While the phrase can serve to normalize certain behaviors as part of the game, it can also be critiqued for perpetuating a cynical view of politics, wherein ethical and public interest considerations are secondary to political survival or advancement.

More on “It’s Just Politics”

A politician’s blanket dismissal of any trouble befalling them by labeling their aggressors’ motivations as mere point-scoring.

It’s just politics has been, and always will be, popular because it plays on the public’s monumental disgust with, and distrust of, elected officials. Paul Stob, a communication studies professor at Vanderbilt University who examines political language, described it as “a political maneuver that hinges upon the deprecation of politics.” He added, “It’s playing politics by seeming to remove oneself from the political fray.”

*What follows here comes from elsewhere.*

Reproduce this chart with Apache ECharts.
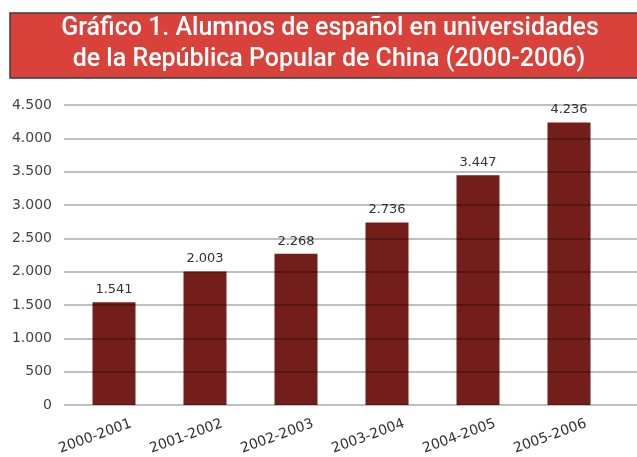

“In rhetorical studies, we often deal with a similar issue,” Stob said. “When people say things like ‘rhetoric versus reality’ or ‘we want action, not rhetoric,’ they’re making a rhetorical move that hinges upon the deprecation of rhetoric itself. So ‘it’s just politics’ is a way of playing politics that seems to dismiss politics.’”

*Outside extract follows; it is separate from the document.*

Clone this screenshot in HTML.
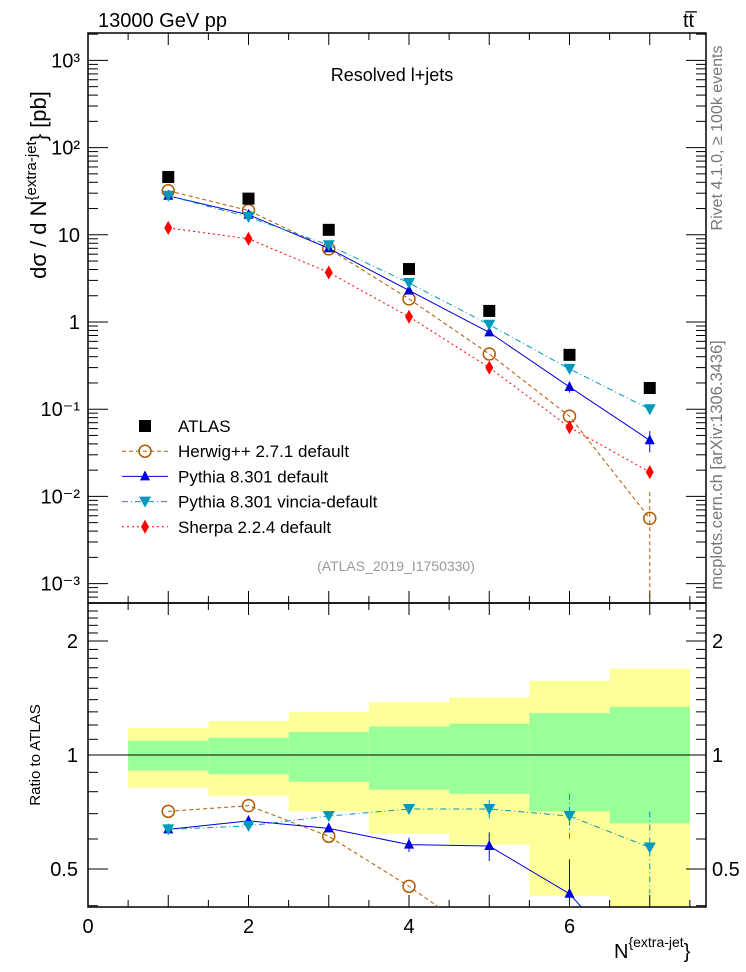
<!DOCTYPE html>
<html><head><meta charset="utf-8"><style>
body{margin:0;background:#fff;overflow:hidden;width:746px;height:972px}
svg{display:block;overflow:hidden}
svg text{font-family:"Liberation Sans",sans-serif}
</style></head><body>
<svg id="c" width="746" height="972" xmlns="http://www.w3.org/2000/svg">
<g id="bands"></g>
<g id="axes"></g>
<g id="series"></g>
<text x="98" y="27" font-size="20">13000 GeV pp</text>
<text x="683" y="27" font-size="20">tt&#773;</text>
<text x="392" y="81" font-size="18" text-anchor="middle">Resolved l+jets</text>
<text x="396" y="571" font-size="14" fill="#999" text-anchor="middle">(ATLAS_2019_I1750330)</text>
<text transform="translate(722,138) rotate(-90)" font-size="16" fill="#777" text-anchor="middle">Rivet 4.1.0, ≥ 100k events</text>
<text transform="translate(722,465) rotate(-90)" font-size="16.5" fill="#777" text-anchor="middle">mcplots.cern.ch [arXiv:1306.3436]</text>
<text transform="translate(46,185) rotate(-90)" font-size="22" text-anchor="middle">dσ / d N<tspan font-size="15" dy="-10">{extra-jet</tspan><tspan dy="10">} [pb]</tspan></text>
<text transform="translate(40,755) rotate(-90)" font-size="15" text-anchor="middle">Ratio to ATLAS</text>
<text x="614" y="958" font-size="20">N<tspan font-size="14" dy="-11">{extra-jet</tspan><tspan font-size="20" dy="11">}</tspan></text>
<g id="legend"></g>
</svg>
<script>
const xs=[1,2,3,4,5,6,7];
const atlas=[46,26,11.4,4.05,1.34,0.42,0.175];
const herwig=[32,19,6.9,1.84,0.43,0.083,0.0056];
const pythia=[28,17,7.0,2.3,0.76,0.18,0.044];
const vincia=[28,16,7.6,2.8,0.93,0.29,0.10];
const sherpa=[12,9,3.7,1.15,0.30,0.062,0.019];
const pythiaErr=[0,0,0,0,0,0.025,0.012];
const vinciaErr=[0,0,0,0,0,0,0.013];
const herwigErr=[0,0,0,0,0,0,0.0056];
const rHerwig=[0.71,0.735,0.61,0.45,0.32,0.2,0.03];
const rPythia=[0.636,0.67,0.64,0.58,0.575,0.43,0.25];
const rVincia=[0.636,0.65,0.69,0.72,0.72,0.69,0.57];
const rSherpa=[0.26,0.35,0.32,0.28,0.22,0.15,0.11];
const rPythiaErr=[0,0,0.015,0.025,0.05,0.1,0];
const rVinciaErr=[0,0,0,0.02,0.04,0.1,0.14];
const yelLo=[0.82,0.78,0.71,0.62,0.58,0.425,0.35];
const yelHi=[1.18,1.23,1.30,1.38,1.42,1.57,1.69];
const grnLo=[0.91,0.89,0.85,0.81,0.79,0.71,0.66];
const grnHi=[1.09,1.11,1.15,1.19,1.21,1.29,1.34];
const upperTicks=[["10³",3],["10²",2],["10",1],["1",0],["10⁻¹",-1],["10⁻²",-2],["10⁻³",-3]];
const ratioTicks=[["2",2],["1",1],["0.5",0.5]];
const xTicks=[0,2,4,6];

const L=88,R=706,T=33,M=603,B=907;
const X=v=>L+v*80.25;
const Y=v=>322-Math.log10(v)*87.2;
const YR=v=>755-Math.log2(v)*114;
const NS="http://www.w3.org/2000/svg";
function mk(p,tag,at){const e=document.createElementNS(NS,tag);for(const k in at)e.setAttribute(k,at[k]);p.appendChild(e);return e;}
const bands=document.getElementById('bands'),axes=document.getElementById('axes'),ser=document.getElementById('series'),leg=document.getElementById('legend');

xs.forEach((x,i)=>{
 const y=mk(bands,'rect',{x:X(x-0.5),y:YR(yelHi[i]),width:X(1)-X(0),height:Math.min(B,YR(yelLo[i]))-YR(yelHi[i]),fill:'#ffff99'});
 
 
 const g=mk(bands,'rect',{x:X(x-0.5),y:YR(grnHi[i]),width:X(1)-X(0),height:YR(grnLo[i])-YR(grnHi[i]),fill:'#99ff99'});
 
 
});
mk(bands,'line',{x1:L,x2:R,y1:YR(1),y2:YR(1),stroke:'#000','stroke-width':1});

mk(axes,'rect',{x:L,y:T,width:R-L,height:M-T,fill:'none',stroke:'#000','stroke-width':1.5});
mk(axes,'rect',{x:L,y:M,width:R-L,height:B-M,fill:'none',stroke:'#000','stroke-width':1.5});
for(let v=0;v<=7.5;v+=0.5){
 const maj=(v%1===0), len=maj?12:7;
 [[T,1],[M,-1],[M,1],[B,-1]].forEach(([y0,d])=>mk(axes,'line',{x1:X(v),x2:X(v),y1:y0,y2:y0+d*len,stroke:'#000'}));
}
xTicks.forEach(v=>{const t=mk(axes,'text',{x:X(v),y:933,'font-size':20,'text-anchor':'middle'});t.textContent=v;
 });
for(let d=-4;d<=3;d++){for(let m=1;m<10;m++){const v=m*Math.pow(10,d);const y=Y(v);if(y<T||y>M)continue;const len=m===1?20:10;
 mk(axes,'line',{x1:L,x2:L+len,y1:y,y2:y,stroke:'#000'});mk(axes,'line',{x1:R,x2:R-len,y1:y,y2:y,stroke:'#000'});}}
upperTicks.forEach(([s,e])=>{const t=mk(axes,'text',{x:80,y:Y(Math.pow(10,e))+7,'font-size':20,'text-anchor':'end'});t.textContent=s;
 });
for(let v=0.4;v<=2.5;v+=0.1){const y=YR(v);if(y<M||y>B)continue;const maj=Math.abs(v-1)<1e-6||Math.abs(v-2)<1e-6||Math.abs(v-0.5)<1e-6;const len=maj?20:10;
 mk(axes,'line',{x1:L,x2:L+len,y1:y,y2:y,stroke:'#000'});mk(axes,'line',{x1:R,x2:R-len,y1:y,y2:y,stroke:'#000'});}
ratioTicks.forEach(([s,v])=>{[[78,'end'],[712,'start']].forEach(([x,a])=>{const t=mk(axes,'text',{x:x,y:YR(v)+7,'font-size':20,'text-anchor':a});t.textContent=s;
 });});

function marker(p,type,x,y,col){
 if(type==='sq')return mk(p,'rect',{x:x-6,y:y-6,width:12,height:12,fill:'#000'});
 if(type==='circ')return mk(p,'circle',{cx:x,cy:y,r:6,fill:'none',stroke:col,'stroke-width':1.5});
 if(type==='up')return mk(p,'polygon',{points:`${x},${y-6} ${x-5},${y+4} ${x+5},${y+4}`,fill:col});
 if(type==='down')return mk(p,'polygon',{points:`${x-6},${y-5} ${x+6},${y-5} ${x},${y+6}`,fill:col});
 return mk(p,'polygon',{points:`${x},${y-7} ${x-4},${y} ${x},${y+7} ${x+4},${y}`,fill:col});
}
const svg=document.getElementById('c');
const clipU=mk(svg,'clipPath',{id:'cu'});mk(clipU,'rect',{x:L,y:T,width:R-L,height:M-T});
const clipL=mk(svg,'clipPath',{id:'cl'});mk(clipL,'rect',{x:L,y:M,width:R-L,height:B-M});
function series(name,vals,err,yf,clip,col,dash,type,lw){
 const g=mk(ser,'g',{'clip-path':`url(#${clip})`});
 
 
 if(dash!==null){mk(g,'polyline',{points:xs.map((x,i)=>X(x)+','+yf(vals[i])).join(' '),fill:'none',stroke:col,'stroke-width':lw,'stroke-dasharray':dash});}
 xs.forEach((x,i)=>{
  if(err&&err[i]>0){const lo=vals[i]-err[i];mk(g,'line',{x1:X(x),x2:X(x),y1:yf(vals[i]+err[i]),y2:lo>0?yf(lo):B+5,stroke:col,'stroke-dasharray':dash||''});}
  const m=marker(g,type,X(x),yf(vals[i]),col);
  
  
 });
}
series('herwig-line',herwig,herwigErr,Y,'cu','#b35900','4,3','circ',1);
series('pythia-line',pythia,pythiaErr,Y,'cu','#0000dd','','up',1);
series('vincia-line',vincia,vinciaErr,Y,'cu','#0099bb','6,3,1,3','down',1);
series('sherpa-line',sherpa,null,Y,'cu','#ff0000','2,3','diam',1);
series('atlas-data',atlas,null,Y,'cu','#000',null,'sq',1);
series('herwig-ratio',rHerwig,null,YR,'cl','#b35900','4,3','circ',1);
series('pythia-ratio',rPythia,rPythiaErr,YR,'cl','#0000dd','','up',1);
series('vincia-ratio',rVincia,rVinciaErr,YR,'cl','#0099bb','6,3,1,3','down',1);
series('sherpa-ratio',rSherpa,null,YR,'cl','#ff0000','2,3','diam',1);

const entries=[["ATLAS",'sq','#000',null],["Herwig++ 2.7.1 default",'circ','#b35900','4,3'],["Pythia 8.301 default",'up','#0000dd',''],["Pythia 8.301 vincia-default",'down','#0099bb','6,3,1,3'],["Sherpa 2.2.4 default",'diam','#ff0000','2,3']];
entries.forEach(([lab,t,c,d],i)=>{
 const yy=426+i*25.2;
 const g=mk(leg,'g',{});
 
 
 if(d!==null)mk(g,'line',{x1:122,x2:168,y1:yy,y2:yy,stroke:c,'stroke-dasharray':d});
 marker(g,t,145,yy,c);
 const tx=mk(g,'text',{x:178,y:yy+6,'font-size':17});tx.textContent=lab;
});
</script>
</body></html>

The expression long has been one of President Obama’s favorites. And Hillary Clinton and her supporters played the “it’s just politics” card to describe the controversy over her use of a private email server when she was secretary of state. That, of course, enraged her conservative critics, who contended the strategy had enabled her and her husband to sweep far too many substantive things under the rug.

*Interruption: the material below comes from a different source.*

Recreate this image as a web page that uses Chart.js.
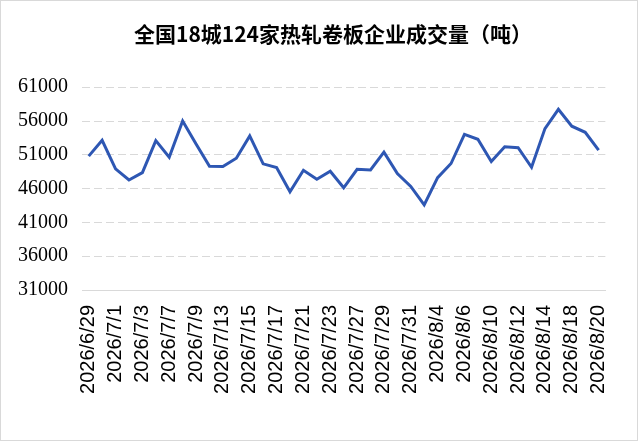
<!DOCTYPE html>
<html>
<head>
<meta charset="utf-8">
<script src="https://cdn.jsdelivr.net/npm/chart.js@4"></script>
<style>
    html, body { margin: 0; padding: 0; background: #fff; }
    #wrap { position: relative; width: 638px; height: 441px; }
    #frame { position: absolute; left: 0; top: 0; width: 636px; height: 439px; border: 1px solid #d9d9d9; pointer-events: none; }
</style>
</head>
<body>
<div id="wrap">
    <canvas id="grafico" width="638" height="441"></canvas>
    <div id="frame"></div>
</div>
<script>
// ===================== DADOS =====================
const titulo = "全国18城124家热轧卷板企业成交量（吨）";

const datas = [
    "2026/6/29", "2026/6/30", "2026/7/1", "2026/7/2", "2026/7/3",
    "2026/7/6", "2026/7/7", "2026/7/8", "2026/7/9", "2026/7/10",
    "2026/7/13", "2026/7/14", "2026/7/15", "2026/7/16", "2026/7/17",
    "2026/7/20", "2026/7/21", "2026/7/22", "2026/7/23", "2026/7/24",
    "2026/7/27", "2026/7/28", "2026/7/29", "2026/7/30", "2026/7/31",
    "2026/8/3", "2026/8/4", "2026/8/5", "2026/8/6", "2026/8/7",
    "2026/8/10", "2026/8/11", "2026/8/12", "2026/8/13", "2026/8/14",
    "2026/8/17", "2026/8/18", "2026/8/19", "2026/8/20"
];

const volume = [
    50800, 53140, 48910, 47270, 48360,
    53090, 50650, 56000, 52600, 49310,
    49260, 50500, 53790, 49660, 49110,
    45530, 48710, 47370, 48560, 46120,
    48860, 48760, 51400, 48210, 46320,
    43590, 47620, 49710, 54030, 53290,
    50000, 52190, 52050, 49160, 54880,
    57720, 55230, 54330, 51700
];

const yMin = 31000;
const yMax = 61000;
const yPasso = 5000;

// ===================== GRÁFICO =====================
const ctx = document.getElementById("grafico").getContext("2d");

new Chart(ctx, {
    type: "line",
    data: {
        labels: datas,
        datasets: [{
            label: "成交量",
            data: volume,
            borderColor: "#2E57B3",
            borderWidth: 3,
            pointRadius: 0,
            tension: 0,
            fill: false
        }]
    },
    options: {
        responsive: false,
        animation: false,
        // padding negativo + eixo vazio à direita: título fica centralizado como no original
        layout: { padding: { left: 0, right: -28, top: 0, bottom: 0 } },
        plugins: {
            legend: { display: false },
            tooltip: { enabled: false },
            title: {
                display: true,
                text: titulo,
                color: "#000",
                font: { family: "'Noto Sans CJK SC', 'DejaVu Serif', serif", size: 21, weight: "bold" },
                padding: { top: 21, bottom: 41 }
            }
        },
        scales: {
            x: {
                offset: true,
                grid: { display: false, drawTicks: false },
                border: { display: true, color: "#d9d9d9", width: 1 },
                ticks: {
                    autoSkip: false,
                    maxRotation: 90,
                    minRotation: 90,
                    padding: 15,
                    color: "#000",
                    font: { family: "'Liberation Sans', Arial, sans-serif", size: 20 },
                    callback: function (valor, indice) {
                        return indice % 2 === 0 ? datas[indice] : "";
                    }
                },
                afterFit: function (escala) { escala.height = 151; }
            },
            y: {
                min: yMin,
                max: yMax,
                grid: { color: "#d9d9d9", lineWidth: 1, drawTicks: false },
                border: { display: false, dash: [8, 4] },
                ticks: {
                    stepSize: yPasso,
                    padding: 14,
                    color: "#000",
                    font: { family: "'Liberation Serif', 'Times New Roman', serif", size: 20 },
                    callback: function (valor) { return String(valor); }
                },
                afterFit: function (escala) { escala.width = 82; }
            },
            direita: {
                type: "linear",
                position: "right",
                display: true,
                grid: { display: false, drawTicks: false },
                border: { display: false },
                ticks: { display: false },
                afterFit: function (escala) { escala.width = 56; }
            }
        }
    }
});
</script>
</body>
</html>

“Bill and Hillary Clinton have for years looked into the nearest camera and said, ‘It’s just politics,’” editor in chief Erick Erickson complained. “Every attack from every direction has been deflected with that. Even now, as more and more information comes out about Hillary Clinton’s email server, the standard Clinton talking point has returned: ‘It’s just politics.’” But, Erickson added, “‘It’s just politics’ does not work when the public realizes it is actually about national security.”

The phrase also was used recently when New York senator Chuck Schumer came out in opposition to the Iran nuclear arms deal. MSNBC’s Mika Brzezinski accused Schumer of making a purely political calculation, prompting conservative commentator Bill Kristol—no fan of Schumer’s, but also a vociferous critic of the Iran agreement—to retort, “You think it’s just politics? You don’t think Chuck Schumer in terms of his foreign policy views has problems with this deal?”

“It’s just politics” also can be used in a broader context, as a pox-on-both-your-houses dismissal of career elected officials. Witness Donald Trump’s surge to the top of the GOP heap in summer 2015 by strafing officials across the ideological span as incompetent, dumb and ill-intentioned—in other words, just politicians.

From Doubletalk © 2016 Chuck McCutcheon and David Mark.

Use of “It’s Just Politics” in a sentence

  • When questioned about his sudden shift on a key policy issue, the senator shrugged and said, “It’s just politics; you have to adapt to keep your base happy and stay in office.”
  • The campaign consultant, noticing the raised eyebrows after suggesting a negative ad strategy, remarked, “Don’t be too shocked—it’s just politics, and sometimes you have to play hardball to win.
  • After the party leadership pushed through an unpopular bill, one veteran lawmaker sighed, “I don’t like it any more than you do, but it’s just politics; we need to pass this to maintain leverage in the upcoming elections.”